Sometimes, a lone rider confronted by a highwayman could get the better of him; one story is of a servant carrying his master’s money who, when confronted by a highwayman, said he’d willingly hand over the cash but asked if the highwayman would be so kind as to put a bullet through his hat first, so that he later could show that he’d put up some sort of resistance before standing and delivering. After the highwayman had obligingly fired, the clever servant produced his own pistol who had been concealed in his coat! As the highwayman had only been armed with a single pistol, the servant now had the advantage and took his opponent to the nearest town to hand him over to the authorities (and, presumably, collect any reward that may have been on offer).

Some highwaymen responded by forming gangs, although many of these were short-lived as they invariably fell out over how to divide the spoils. One of the more notable gangs of highwaymen operated in and around Cherhill, a Wiltshire village on the Great West Road, in the late eighteenth and early nineteenth centuries; being poor men who only owned one set of clothes each (clearly highway robbery was not always lucrative), they became (in)famous for doing their robberies naked so that no-one would be able to identify them by their clothes.
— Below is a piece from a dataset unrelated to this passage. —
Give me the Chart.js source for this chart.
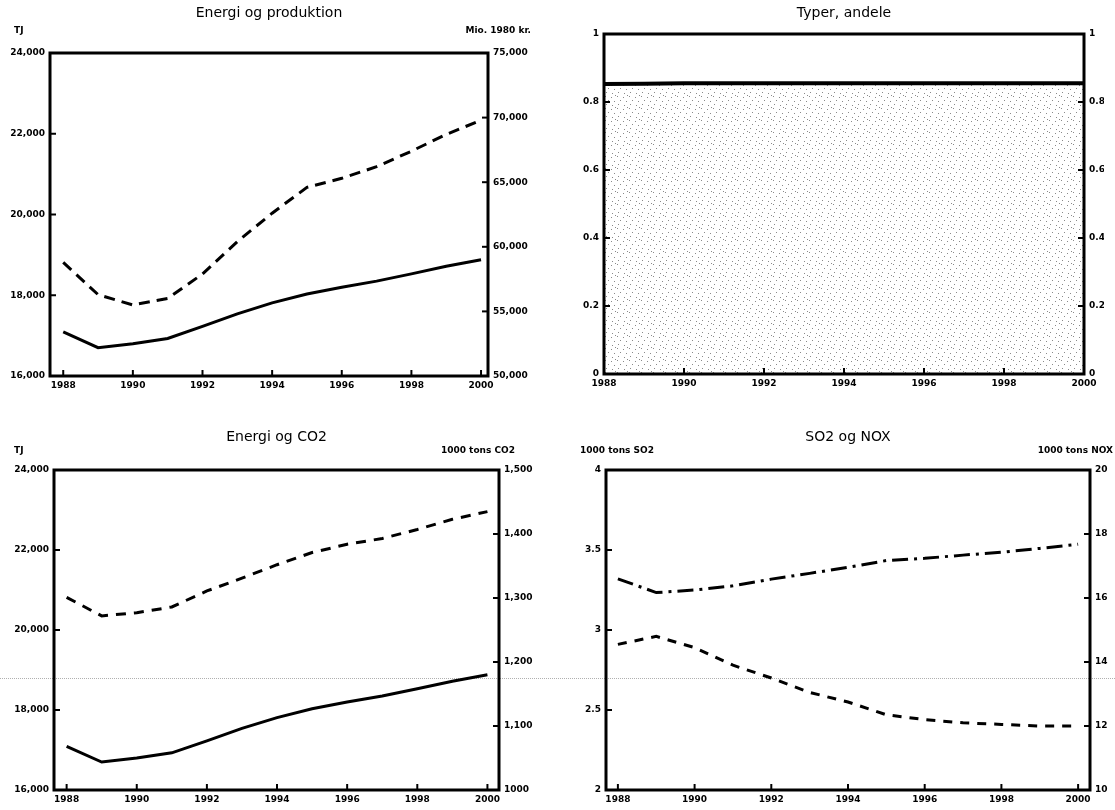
<!DOCTYPE html>
<html>
<head>
<meta charset="utf-8">
<title>Energi, produktion og emissioner</title>
<script src="https://cdn.jsdelivr.net/npm/chart.js@4.4.0/dist/chart.umd.min.js"></script>
<style>
  body { margin: 0; background: #fff; }
  #wrap { position: relative; width: 1115px; height: 810px; overflow: hidden; }
  #wrap canvas { position: absolute; }
  #scanline { position: absolute; left: 0; top: 678px; width: 1115px; border-top: 1px dotted #b0b0b0; }
</style>
</head>
<body>
<div id="wrap">
  <div id="scanline"></div>
  <canvas id="energyProd" width="557" height="405" style="left:0;top:0"></canvas>
  <canvas id="shares" width="557" height="405" style="left:557px;top:0"></canvas>
  <canvas id="energyCo2" width="557" height="405" style="left:0;top:405px"></canvas>
  <canvas id="so2Nox" width="557" height="405" style="left:557px;top:405px"></canvas>
</div>
<script>
// data
const years = [1988, 1989, 1990, 1991, 1992, 1993, 1994, 1995, 1996, 1997, 1998, 1999, 2000];
const yearTicks = [1988, 1990, 1992, 1994, 1996, 1998, 2000];

const energyTJ = [17090, 16700, 16800, 16930, 17230, 17540, 17810, 18030, 18200, 18350, 18530, 18720, 18880];
const production = [58800, 56300, 55500, 56000, 57900, 60400, 62600, 64600, 65300, 66200, 67400, 68700, 69800];
const shares = [0.853, 0.854, 0.855, 0.855, 0.855, 0.855, 0.855, 0.855, 0.855, 0.855, 0.855, 0.855, 0.855];
const co2 = [1301, 1272, 1277, 1286, 1311, 1331, 1352, 1371, 1384, 1393, 1407, 1423, 1435];
const so2 = [2.91, 2.96, 2.89, 2.78, 2.70, 2.61, 2.55, 2.47, 2.44, 2.42, 2.41, 2.40, 2.40];
const nox = [16.60, 16.17, 16.25, 16.38, 16.59, 16.77, 16.96, 17.17, 17.24, 17.34, 17.43, 17.55, 17.68];

// tick values and labels
const tjTicks = [16000, 18000, 20000, 22000, 24000];
const tjLabels = ['16,000', '18,000', '20,000', '22,000', '24,000'];
const prodTicks = [50000, 55000, 60000, 65000, 70000, 75000];
const prodLabels = ['50,000', '55,000', '60,000', '65,000', '70,000', '75,000'];
const shareTicks = [0, 0.2, 0.4, 0.6, 0.8, 1];
const shareLabels = ['0', '0.2', '0.4', '0.6', '0.8', '1'];
const co2Ticks = [1000, 1100, 1200, 1300, 1400, 1500];
const co2Labels = ['1000', '1,100', '1,200', '1,300', '1,400', '1,500'];
const so2Ticks = [2, 2.5, 3, 3.5, 4];
const so2Labels = ['2', '2.5', '3', '3.5', '4'];
const noxTicks = [10, 12, 14, 16, 18, 20];
const noxLabels = ['10', '12', '14', '16', '18', '20'];

const tickFont = { family: '"DejaVu Sans", sans-serif', size: 9, weight: 'bold' };

// frame, inward tick marks, title and unit labels
const decor = {
    id: 'decor',
    afterDraw(chart, args, opts) {
        const { ctx, chartArea: a } = chart;
        ctx.save();
        ctx.strokeStyle = '#000';
        ctx.lineWidth = 2;
        Object.values(chart.scales).forEach(s => {
            s.ticks.forEach(t => {
                const p = s.getPixelForValue(t.value);
                ctx.beginPath();
                if (s.axis === 'x') { ctx.moveTo(p, a.bottom); ctx.lineTo(p, a.bottom - 6); }
                else if (s.position === 'left') { ctx.moveTo(a.left, p); ctx.lineTo(a.left + 6, p); }
                else { ctx.moveTo(a.right, p); ctx.lineTo(a.right - 6, p); }
                ctx.stroke();
            });
        });
        ctx.lineWidth = 3;
        ctx.strokeRect(a.left, a.top, a.right - a.left, a.bottom - a.top);

        ctx.fillStyle = '#000';
        ctx.textBaseline = 'middle';
        ctx.font = '14px "DejaVu Sans", sans-serif';
        ctx.textAlign = 'center';
        ctx.fillText(opts.title, (a.left + a.right) / 2, a.top - opts.titleGap);
        ctx.font = 'bold 9px "DejaVu Sans", sans-serif';
        if (opts.leftUnit) {
            ctx.textAlign = 'left';
            ctx.fillText(opts.leftUnit, a.left + opts.leftX, a.top - opts.unitGap);
        }
        if (opts.rightUnit) {
            ctx.textAlign = 'right';
            ctx.fillText(opts.rightUnit, a.right + opts.rightX, a.top - opts.unitGap);
        }
        ctx.restore();
    }
};

function xAxis(min, max) {
    return {
        type: 'linear', min, max,
        afterBuildTicks: s => { s.ticks = yearTicks.map(v => ({ value: v })); },
        afterFit: s => { s.height = 20; },
        ticks: { callback: v => String(v), font: tickFont, color: '#000', padding: 4, maxRotation: 0, autoSkip: false },
        grid: { display: false, drawTicks: false },
        border: { display: false }
    };
}

function yAxis(position, min, max, values, labels, width) {
    return {
        position, min, max,
        afterBuildTicks: s => { s.ticks = values.map(v => ({ value: v })); },
        afterFit: s => { s.width = width; },
        ticks: { callback: (v, i) => labels[i], font: tickFont, color: '#000', padding: 5 },
        grid: { display: false, drawTicks: false },
        border: { display: false }
    };
}

function series(label, values, axis, dash, extra) {
    return Object.assign({
        label,
        data: years.map((yr, i) => ({ x: yr, y: values[i] })),
        yAxisID: axis,
        borderColor: '#000',
        borderWidth: 3,
        borderDash: dash,
        pointRadius: 0,
        tension: 0,
        fill: false
    }, extra || {});
}

function panel(id, datasets, scales, padding, decorOpts) {
    return new Chart(document.getElementById(id), {
        type: 'line',
        data: { datasets },
        options: {
            responsive: false,
            animation: false,
            layout: { padding },
            scales,
            plugins: { legend: { display: false }, decor: decorOpts }
        },
        plugins: [decor]
    });
}

// sparse stippled fill for the share area
function stipple() {
    const p = document.createElement('canvas');
    p.width = 12; p.height = 12;
    const g = p.getContext('2d');
    g.fillStyle = '#fff';
    g.fillRect(0, 0, 12, 12);
    g.fillStyle = '#8a8a8a';
    [[0, 0], [6, 1], [3, 4], [9, 5], [1, 8], [7, 9], [10, 11]].forEach(([a, b]) => g.fillRect(a, b, 1, 1));
    return g.createPattern(p, 'repeat');
}

panel('energyProd',
    [series('Energi (TJ)', energyTJ, 'y', []),
     series('Produktion (Mio. 1980 kr.)', production, 'y2', [11, 7])],
    {
        x: xAxis(1987.62, 2000.2),
        y: yAxis('left', 16000, 24000, tjTicks, tjLabels, 44),
        y2: yAxis('right', 50000, 75000, prodTicks, prodLabels, 55)
    },
    { left: 6, right: 14, top: 53, bottom: 9 },
    { title: 'Energi og produktion', titleGap: 40, leftUnit: 'TJ', leftX: -36, rightUnit: 'Mio. 1980 kr.', rightX: 43, unitGap: 22 });

panel('shares',
    [series('Andel', shares, 'y', [], { borderWidth: 4, fill: 'origin', backgroundColor: stipple() })],
    {
        x: xAxis(1988, 2000),
        y: yAxis('left', 0, 1, shareTicks, shareLabels, 40),
        y2: yAxis('right', 0, 1, shareTicks, shareLabels, 20)
    },
    { left: 7, right: 10, top: 34, bottom: 11 },
    { title: 'Typer, andele', titleGap: 21 });

panel('energyCo2',
    [series('Energi (TJ)', energyTJ, 'y', []),
     series('CO2 (1000 tons)', co2, 'y2', [10, 8])],
    {
        x: xAxis(1987.64, 2000.33),
        y: yAxis('left', 16000, 24000, tjTicks, tjLabels, 46),
        y2: yAxis('right', 1000, 1500, co2Ticks, co2Labels, 45)
    },
    { left: 8, right: 13, top: 65, bottom: 0 },
    { title: 'Energi og CO2', titleGap: 33, leftUnit: 'TJ', leftX: -40, rightUnit: '1000 tons CO2', rightX: 16, unitGap: 19 });

panel('so2Nox',
    [series('SO2 (1000 tons)', so2, 'y', [9, 8]),
     series('NOX (1000 tons)', nox, 'y2', [16, 6, 3, 6])],
    {
        x: xAxis(1987.69, 2000.31),
        y: yAxis('left', 2, 4, so2Ticks, so2Labels, 30),
        y2: yAxis('right', 10, 20, noxTicks, noxLabels, 22)
    },
    { left: 19, right: 2, top: 65, bottom: 0 },
    { title: 'SO2 og NOX', titleGap: 33, leftUnit: '1000 tons SO2', leftX: -26, rightUnit: '1000 tons NOX', rightX: 23, unitGap: 19 });
</script>
</body>
</html>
Highway robbery in England died out in the early nineteenth century. Some would assume that it was killed off by the railways, but it would appear there were a number of factors at play. Highway robbery had actually become quite rare by the time that century began, and the last recorded one took place in 1831 (two years after Stephenson built his Rocket). The increase in the turnpike system with its tolled and gated roads had combined in the mid-to-late eighteenth century with the increased enclosure of farmland to limit highwaymen’s activities (there was, quite simply, less open space), and in the early nineteenth century they were limited further by the expansion of cities (especially London) into what had been open countryside. As the cities grew, policing became more effective, and the increased use of banknotes helped too as they were easier to trace than gold coins. The ‘gentleman of the road’ had had his day.